Leaving healthcare behind, I press Sanders on the Green Party’s recent performance in local elections. Despite the party trying to spin a so-called ‘Green Surge’ last year, they actually went backwards in this year’s local elections, losing three seats and being beaten into fifth place behind UKIP. I put this to Sanders and asked him what he thought and how the party could improve. ‘I wish I knew,’ replies Sanders. He has clearly thought on this issue a lot himself, and is troubled by it. “It was a mixed night. We did quite well in London and we did well in Scotland, but in Oxford we lost two seats,” he continues. “I think we lost in Oxford because of the Corbyn effect.

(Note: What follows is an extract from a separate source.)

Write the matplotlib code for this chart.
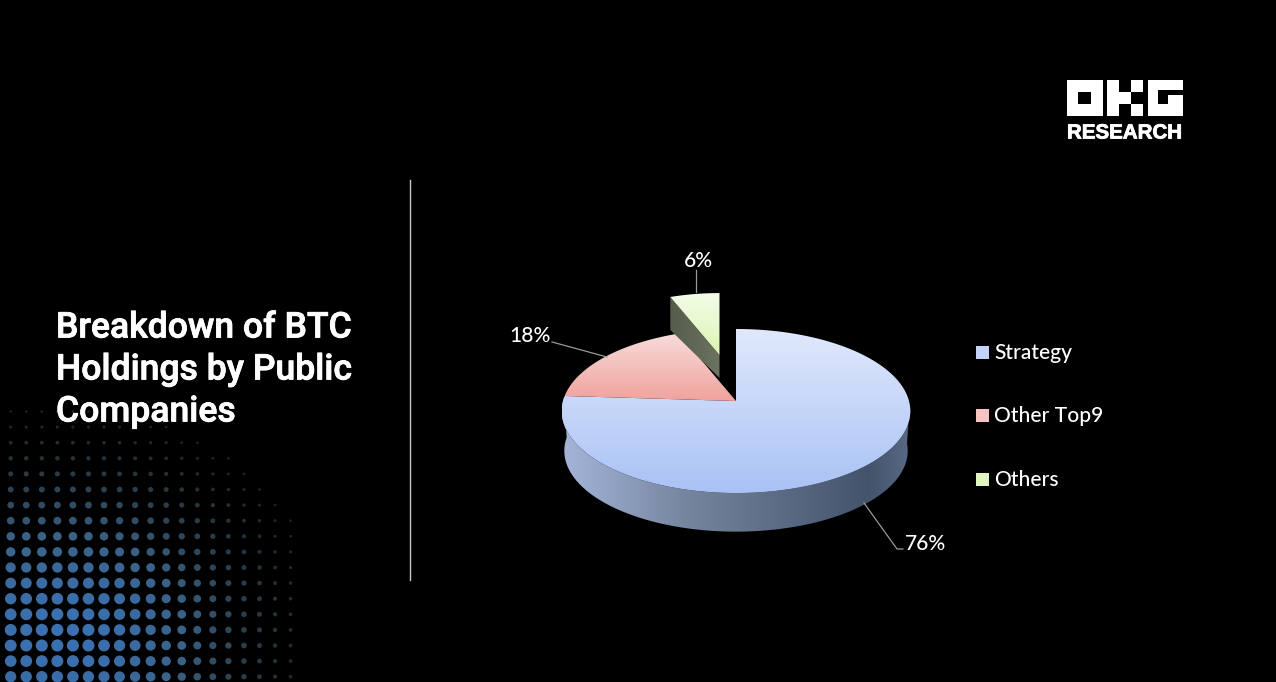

A lot of people who’ve come to the Green Party in despair of Labour over the years have thought that the Corbyn election means that the Labour Party is different – my view is that we don’t yet know if this is true, and it certainly hasn’t been so far. But I think that’s what happened in Oxford and it was replicated in a number of other places.” As for improving the party’s prospects, Sanders thinks focusing on the issues facing the NHS and what the other parties mean for it is key, and he aims to be a big part in getting this across.

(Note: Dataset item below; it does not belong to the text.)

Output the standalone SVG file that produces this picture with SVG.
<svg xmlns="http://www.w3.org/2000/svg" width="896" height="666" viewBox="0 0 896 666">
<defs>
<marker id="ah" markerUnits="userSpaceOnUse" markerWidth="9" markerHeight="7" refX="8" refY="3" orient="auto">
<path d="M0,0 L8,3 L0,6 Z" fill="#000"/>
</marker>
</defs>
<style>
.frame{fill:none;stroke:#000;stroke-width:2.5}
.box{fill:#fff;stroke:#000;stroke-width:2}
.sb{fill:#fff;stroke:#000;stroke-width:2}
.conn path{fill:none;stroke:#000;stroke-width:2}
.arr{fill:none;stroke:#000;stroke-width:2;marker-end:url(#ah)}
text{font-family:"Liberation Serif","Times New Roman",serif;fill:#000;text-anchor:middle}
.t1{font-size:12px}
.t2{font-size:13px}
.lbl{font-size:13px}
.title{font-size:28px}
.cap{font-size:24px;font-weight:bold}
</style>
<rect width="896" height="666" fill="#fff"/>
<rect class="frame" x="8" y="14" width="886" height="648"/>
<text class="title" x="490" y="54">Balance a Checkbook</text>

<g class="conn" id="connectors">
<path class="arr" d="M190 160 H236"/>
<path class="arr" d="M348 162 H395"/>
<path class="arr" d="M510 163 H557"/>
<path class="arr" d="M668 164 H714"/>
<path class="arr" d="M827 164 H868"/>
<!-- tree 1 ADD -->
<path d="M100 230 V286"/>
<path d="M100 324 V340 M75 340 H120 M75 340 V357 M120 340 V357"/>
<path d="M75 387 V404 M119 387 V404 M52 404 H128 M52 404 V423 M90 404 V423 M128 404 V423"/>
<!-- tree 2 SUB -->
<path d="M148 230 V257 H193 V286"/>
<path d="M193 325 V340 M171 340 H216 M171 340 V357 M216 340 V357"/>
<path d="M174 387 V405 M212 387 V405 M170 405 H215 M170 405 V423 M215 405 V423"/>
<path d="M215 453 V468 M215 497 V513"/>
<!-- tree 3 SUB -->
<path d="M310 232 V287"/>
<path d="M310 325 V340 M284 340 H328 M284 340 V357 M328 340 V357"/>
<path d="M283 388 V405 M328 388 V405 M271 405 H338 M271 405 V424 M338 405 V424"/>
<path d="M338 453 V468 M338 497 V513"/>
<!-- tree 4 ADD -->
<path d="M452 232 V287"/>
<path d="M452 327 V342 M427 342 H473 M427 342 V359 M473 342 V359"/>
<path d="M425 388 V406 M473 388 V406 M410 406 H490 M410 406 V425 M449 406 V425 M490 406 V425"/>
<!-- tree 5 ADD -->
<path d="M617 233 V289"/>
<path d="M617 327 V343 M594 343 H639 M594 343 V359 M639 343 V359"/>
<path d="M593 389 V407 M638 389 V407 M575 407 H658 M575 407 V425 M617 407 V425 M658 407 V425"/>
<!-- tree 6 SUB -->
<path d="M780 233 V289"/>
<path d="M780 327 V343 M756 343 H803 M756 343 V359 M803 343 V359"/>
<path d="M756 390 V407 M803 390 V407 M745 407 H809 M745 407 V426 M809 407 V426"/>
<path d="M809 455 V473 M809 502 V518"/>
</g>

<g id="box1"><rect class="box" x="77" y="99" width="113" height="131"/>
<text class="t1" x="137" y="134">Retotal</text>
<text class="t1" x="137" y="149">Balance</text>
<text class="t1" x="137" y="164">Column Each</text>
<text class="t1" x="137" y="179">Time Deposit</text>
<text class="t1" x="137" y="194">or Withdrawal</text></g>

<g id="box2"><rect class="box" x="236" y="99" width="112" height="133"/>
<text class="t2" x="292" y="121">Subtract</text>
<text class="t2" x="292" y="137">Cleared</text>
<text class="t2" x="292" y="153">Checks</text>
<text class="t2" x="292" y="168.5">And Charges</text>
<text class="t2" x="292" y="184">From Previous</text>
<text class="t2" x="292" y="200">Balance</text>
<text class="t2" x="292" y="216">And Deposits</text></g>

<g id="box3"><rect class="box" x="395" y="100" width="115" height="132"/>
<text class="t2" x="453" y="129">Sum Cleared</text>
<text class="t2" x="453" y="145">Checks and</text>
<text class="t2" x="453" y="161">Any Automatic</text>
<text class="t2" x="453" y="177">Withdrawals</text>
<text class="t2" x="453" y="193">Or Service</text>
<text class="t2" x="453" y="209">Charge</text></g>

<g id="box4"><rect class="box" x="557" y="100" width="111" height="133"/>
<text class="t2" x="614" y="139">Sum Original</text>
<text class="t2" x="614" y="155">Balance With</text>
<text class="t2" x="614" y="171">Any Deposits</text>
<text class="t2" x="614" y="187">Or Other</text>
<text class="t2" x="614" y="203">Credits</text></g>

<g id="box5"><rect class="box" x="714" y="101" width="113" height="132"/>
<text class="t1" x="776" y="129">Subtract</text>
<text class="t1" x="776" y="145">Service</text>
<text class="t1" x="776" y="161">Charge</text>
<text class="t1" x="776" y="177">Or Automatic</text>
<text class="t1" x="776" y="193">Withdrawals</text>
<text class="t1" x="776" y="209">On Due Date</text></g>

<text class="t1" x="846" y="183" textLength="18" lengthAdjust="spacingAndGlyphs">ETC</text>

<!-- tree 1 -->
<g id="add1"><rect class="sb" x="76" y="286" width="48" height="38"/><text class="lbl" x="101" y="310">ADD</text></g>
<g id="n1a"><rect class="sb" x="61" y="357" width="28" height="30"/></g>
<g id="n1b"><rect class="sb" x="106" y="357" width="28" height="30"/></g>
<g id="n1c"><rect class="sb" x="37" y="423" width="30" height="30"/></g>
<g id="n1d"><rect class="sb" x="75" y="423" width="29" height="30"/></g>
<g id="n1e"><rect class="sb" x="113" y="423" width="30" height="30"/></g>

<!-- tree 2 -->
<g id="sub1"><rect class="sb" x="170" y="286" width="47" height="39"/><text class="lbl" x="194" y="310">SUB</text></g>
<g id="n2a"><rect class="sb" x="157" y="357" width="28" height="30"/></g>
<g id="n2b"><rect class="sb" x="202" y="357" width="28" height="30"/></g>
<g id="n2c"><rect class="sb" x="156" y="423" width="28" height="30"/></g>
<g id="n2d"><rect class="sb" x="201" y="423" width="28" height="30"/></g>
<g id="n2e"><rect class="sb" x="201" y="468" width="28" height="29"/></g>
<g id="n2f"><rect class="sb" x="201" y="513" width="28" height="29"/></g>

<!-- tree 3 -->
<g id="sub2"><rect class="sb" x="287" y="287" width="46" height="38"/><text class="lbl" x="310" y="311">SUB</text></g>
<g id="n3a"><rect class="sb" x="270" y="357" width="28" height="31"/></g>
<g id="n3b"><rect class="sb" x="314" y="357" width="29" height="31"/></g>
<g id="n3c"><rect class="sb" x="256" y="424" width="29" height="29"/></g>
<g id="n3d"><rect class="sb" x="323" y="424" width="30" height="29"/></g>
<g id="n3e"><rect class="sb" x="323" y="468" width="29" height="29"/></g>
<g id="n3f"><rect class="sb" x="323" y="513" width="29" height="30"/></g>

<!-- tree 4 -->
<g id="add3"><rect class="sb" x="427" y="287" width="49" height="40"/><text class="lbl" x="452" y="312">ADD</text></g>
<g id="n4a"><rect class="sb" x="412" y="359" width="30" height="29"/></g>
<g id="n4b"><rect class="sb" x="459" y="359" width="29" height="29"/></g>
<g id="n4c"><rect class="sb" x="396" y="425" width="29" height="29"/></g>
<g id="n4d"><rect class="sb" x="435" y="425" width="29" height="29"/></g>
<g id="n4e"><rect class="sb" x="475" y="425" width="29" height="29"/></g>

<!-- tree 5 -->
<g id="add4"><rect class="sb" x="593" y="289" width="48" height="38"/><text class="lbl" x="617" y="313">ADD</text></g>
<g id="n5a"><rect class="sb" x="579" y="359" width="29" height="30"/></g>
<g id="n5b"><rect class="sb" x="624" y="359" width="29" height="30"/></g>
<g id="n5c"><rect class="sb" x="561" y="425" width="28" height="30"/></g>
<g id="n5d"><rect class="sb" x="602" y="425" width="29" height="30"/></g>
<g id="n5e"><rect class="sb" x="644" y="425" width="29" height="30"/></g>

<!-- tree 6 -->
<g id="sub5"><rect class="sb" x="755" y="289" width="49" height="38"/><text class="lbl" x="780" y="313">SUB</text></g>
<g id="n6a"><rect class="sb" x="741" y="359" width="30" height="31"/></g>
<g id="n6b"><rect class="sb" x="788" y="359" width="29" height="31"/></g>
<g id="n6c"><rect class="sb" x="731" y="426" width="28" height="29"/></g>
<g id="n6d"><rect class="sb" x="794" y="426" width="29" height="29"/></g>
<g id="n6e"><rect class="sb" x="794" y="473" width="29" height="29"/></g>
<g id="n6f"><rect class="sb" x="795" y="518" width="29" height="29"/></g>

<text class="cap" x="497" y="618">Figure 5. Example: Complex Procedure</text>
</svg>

Our interview drew to a close by discussing the elephant in the room – Larry’s brother. I asked Larry that while it seemed like Hillary has the race against Bernie – whom he endearingly refers to as Bernard – sewn up, what the high levels of support his brother had garnered meant for American politics. His response is a mixture of cynicism about the American ‘establishment’ tempered with faith in the American people and mass politics.
“The American political situation has changed”

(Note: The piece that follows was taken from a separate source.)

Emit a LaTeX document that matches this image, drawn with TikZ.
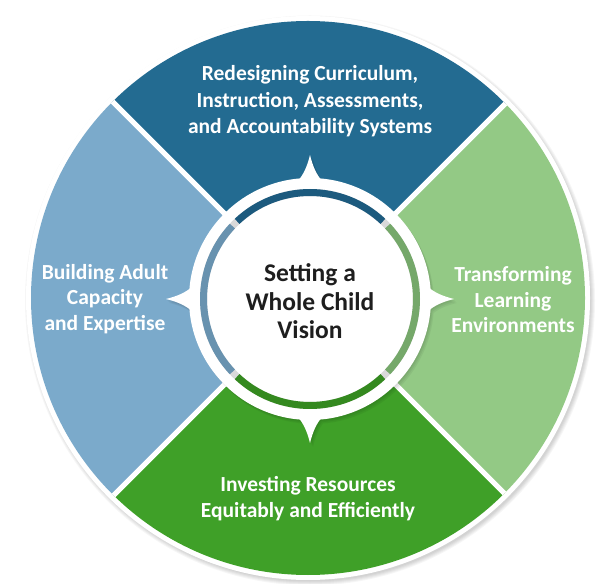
\documentclass[tikz,border=0pt]{standalone}
\usepackage{fontspec}
\setmainfont{Carlito}
\definecolor{cTop}{RGB}{35,107,145}
\definecolor{cLeft}{RGB}{123,170,203}
\definecolor{cRight}{RGB}{147,201,133}
\definecolor{cBot}{RGB}{63,160,40}
\definecolor{rTop}{RGB}{28,90,126}
\definecolor{rLeft}{RGB}{104,146,175}
\definecolor{rRight}{RGB}{117,168,106}
\definecolor{rBot}{RGB}{52,137,31}
\definecolor{rGap}{RGB}{217,217,217}
\definecolor{ink}{RGB}{30,30,30}
\tikzset{
  seglabel/.style={text=white,align=center,font=\bfseries\fontsize{21.5}{25.5}\selectfont,inner sep=0pt},
  toplabel/.style={seglabel,font=\bfseries\fontsize{21.5}{26.5}\selectfont},
  hublabel/.style={text=ink,align=center,font=\bfseries\fontsize{25.5}{28.5}\selectfont,inner sep=0pt},
  divider/.style={white,line width=5pt},
  ringarc/.style={line width=7pt},
}
\newcommand{\hubstar}{%
  (0,0) circle[radius=121]
  \foreach \a in {0,90,180,270}{
    [rotate=\a] (14,116) .. controls (6,124) and (2.5,134) .. (0,144)
     .. controls (-2.5,134) and (-6,124) .. (-14,116) -- cycle}
}
\begin{document}
\begin{tikzpicture}[x=1pt,y=1pt]
\useasboundingbox (0,0) rectangle (607,583);
\fill[white] (0,0) rectangle (607,583);
% outer shadow
\foreach \k in {1,2,3,4,5}{
  \fill[black,opacity=0.035] (310,282.5) circle[radius=280+\k];
}
\fill[white] (308,285) circle[radius=282];
\begin{scope}
  \clip (308,285) circle[radius=277];
  \coordinate (C) at (310,284);
  \fill[cTop] (C) -- ++(-400,400) -- ++(800,0) -- cycle;
  \fill[cBot] (C) -- ++(-400,-400) -- ++(800,0) -- cycle;
  \fill[cLeft] (C) -- ++(-400,400) -- ++(0,-800) -- cycle;
  \fill[cRight] (C) -- ++(400,400) -- ++(0,-800) -- cycle;
  \draw[divider] (C) -- ++(400,400);
  \draw[divider] (C) -- ++(-400,400);
  \draw[divider] (C) -- ++(400,-400);
  \draw[divider] (C) -- ++(-400,-400);
\end{scope}
\begin{scope}[shift={(310,284)}]
  \foreach \k in {1,2,3}{
    \begin{scope}[shift={(1.0*\k,-1.3*\k)}]
      \fill[black,opacity=0.05,nonzero rule] \hubstar;
    \end{scope}
  }
  \fill[white,nonzero rule] \hubstar;
  \draw[ringarc,rGap] (0,0) circle[radius=106.5];
  \draw[ringarc,rTop] (46.8:106.5) arc[start angle=46.8,end angle=133.2,radius=106.5];
  \draw[ringarc,rLeft] (136.8:106.5) arc[start angle=136.8,end angle=223.2,radius=106.5];
  \draw[ringarc,rBot] (226.8:106.5) arc[start angle=226.8,end angle=313.2,radius=106.5];
  \draw[ringarc,rRight] (316.8:106.5) arc[start angle=316.8,end angle=403.2,radius=106.5];
\end{scope}
\node[toplabel] (top) at (310,481.5) {Redesigning Curriculum,\\Instruction, Assessments,\\and Accountability Systems};
\node[seglabel] (bottom) at (308,84.5) {Investing Resources\\Equitably and Efficiently};
\node[seglabel] (left) at (105,284) {Building Adult\\Capacity\\and Expertise};
\node[seglabel] (right) at (513,283) {Transforming\\Learning\\Environments};
\node[hublabel] (hub) at (310,281.5) {Setting a\\Whole Child\\Vision};
\end{tikzpicture}
\end{document}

“Well, first of all you’re right that it’s likely that Hillary will win but it’s not 100% certain. There is a small chance that Bernard will come through – essentially because he does so much better in polling against Trump. So it may well be that enough Democratic superdelegates would prefer to win the election than retain control of the party – but typically politicians prefer control of their parties, so I’m not too hopeful,” he observes. “As for what it means,” he continues, “first of all it means that a lot of nonsense about how American voters are totally conservative and would never dream of voting for a socialist is just that – nonsense. Given a good candidate – even one who is as scandalously underreported as Bernard – people will vote for them.”
Sanders is very opimistic about the levels of support his brother has been able to drum up and predicts that it has changed politics for good, and that we have certainly not seen the end of Bernie. “I think the fact that so many people are supporting Bernard, and in particular younger people, shows that something has happened which is unlikely to be rolled back. The American political situation has changed, and I think Bernard himself will continue to be a leader in the next few years even if he doesn’t get the nomination. I think he will contest the leadership of the Democratic party at every level and will contest for different policies in the Democratic party and there’s a good chance that he and the people who come after him and around him will succeed.”